Although soil moisture is so significant and desired a parameter, its measurement raises many difficulties. Due to the fact that the soil moisture can be spatially variable, its ground-based measurements are often very time-consuming and costly, but relatively precise. On the contrary, measurements of soil moisture from satellites are cost-effective, fast and consistent, but uncertain in absolute measures, so they need to be validated using ground-based measurements. The comparison issue, connected to that, often causes the scaling problem which can be solved using statistical and geostatistical methods. These methods allow one to describe the relationship between the easily- and non-easily-measurable variables, are useful to determine the spatial dependences and are used to acquire maps of the spatial distribution of examined variables.

The study investigated the spatial distributions and time series of surface soil moisture, soil bulk density and soil particle size distribution.
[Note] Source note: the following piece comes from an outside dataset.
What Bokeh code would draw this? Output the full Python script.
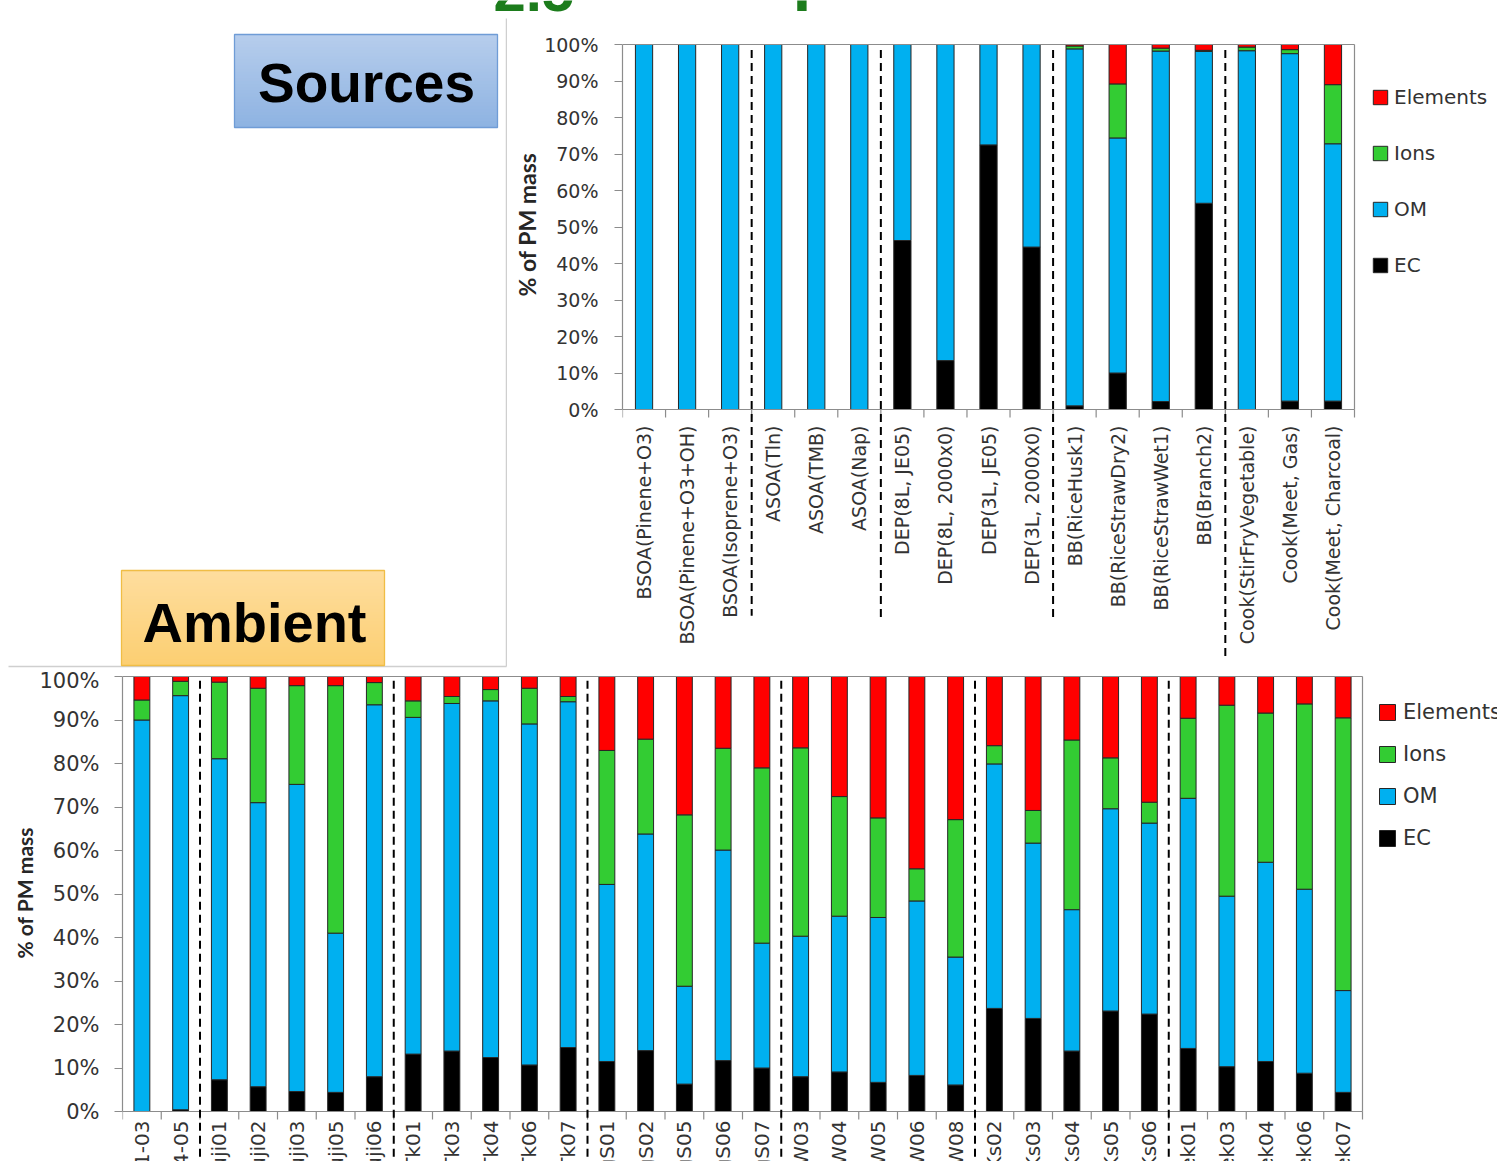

The distributions of soil moisture were obtained from ground-based measurements and satellite images. The time series were acquired by a network of automatic agrometeorological stations, belonging to the Institute of Agrophysics PAS in Lublin, and a series of SMOS satellite images. The effect of altitude on surface soil moisture on a local scale was examined. For the years 2010-2011, time series of soil moisture measured on the ground and from satellite in Eastern Poland were analysed, taking into account the properties of the soil. Surface soil moisture distribution maps were obtained for Poland and their properties were tested, taking into account the soils granulometric fractions. All analyses were performed using statistical and geostatistical methods.

It was concluded that locally a negative correlation between soil moisture and altitude exists. SMOS satellite measurements reflect well the trends of soil moisture observed on the ground and can be used to detect wet areas, the phenomena of drought, snow and frost. SMOS satellite indicates soil moisture content usually lower than the in situ measurements, although this depends on the soil properties and the environment around the ground reference. Measurements of soil moisture using ASAR satellite instrument are affected by large error due to the presence of vegetation, which underestimates the resulting soil moisture. Taking into account the soil moisture in Eastern Poland, year 2011 was drier and more variable than 2010. In the event of interference of satellite measurements, resulting in some loss of the data, geostatistical methods allow for a good interpolation of missing measurements.